E-SMOTE: Entropy Based Minority Oversampling for Heart Failure and AIDS Clinical Trails Analysis
Authors: Anbu Valluvan, Sainath Veerla
Published in: 2024 IEEE 48th Annual Computers, Software, and Applications Conference (COMPSAC)
Date of Conference: 02-04 July 2024
Date Added to IEEE Xplore: 26 August 2024
DOI: 10.1109/COMPSAC61105.2024.00291
Publisher: IEEE
Conference Location: Osaka, Japan
Abstract
Machine Learning (ML) algorithms often exhibit reduced performance in the presence of class imbalance, leading to biased results favoring the majority class in a dataset.
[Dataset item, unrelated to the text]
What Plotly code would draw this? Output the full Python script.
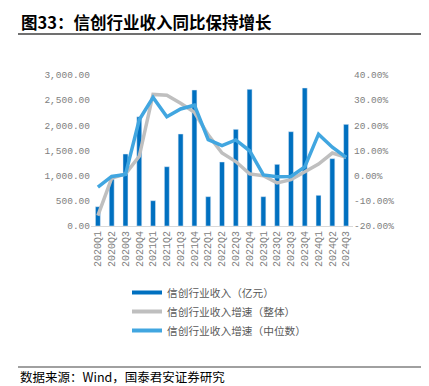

This imbalance can be addressed through various sampling techniques, including oversampling of the minority class, undersampling of the majority class, or a combination of both. However, these techniques utilize the entire set of samples of datasets. In this paper, we introduce E-SMOTE, an Entropy-based Synthetic Minority Oversampling Technique (SMOTE), which extends the traditional SMOTE method. E-SMOTE is a novel oversampling technique designed to utilize a subset of the dataset from the minority class for the oversampling process. We employ entropy as a guiding metric to identify influential minority class instances located near decision boundaries. By generating additional instances near these boundaries within a binary classification system, E-SMOTE strengthens the decision boundary during the ML classifier training process. We conducted experiments on two datasets, Heart Failure Records and AIDS Clinical Trail Records, to demonstrate the effectiveness of E-SMOTE compared to traditional SMOTE. Our experimental results illustrate that E-SMOTE outperforms baseline classifier for both Heart Failure and AIDS clinical trial datasets. Additionally, it provides reasonable and comparable performance using a subset of the datasets compared to SMOTE oversampling technique using the entire dataset.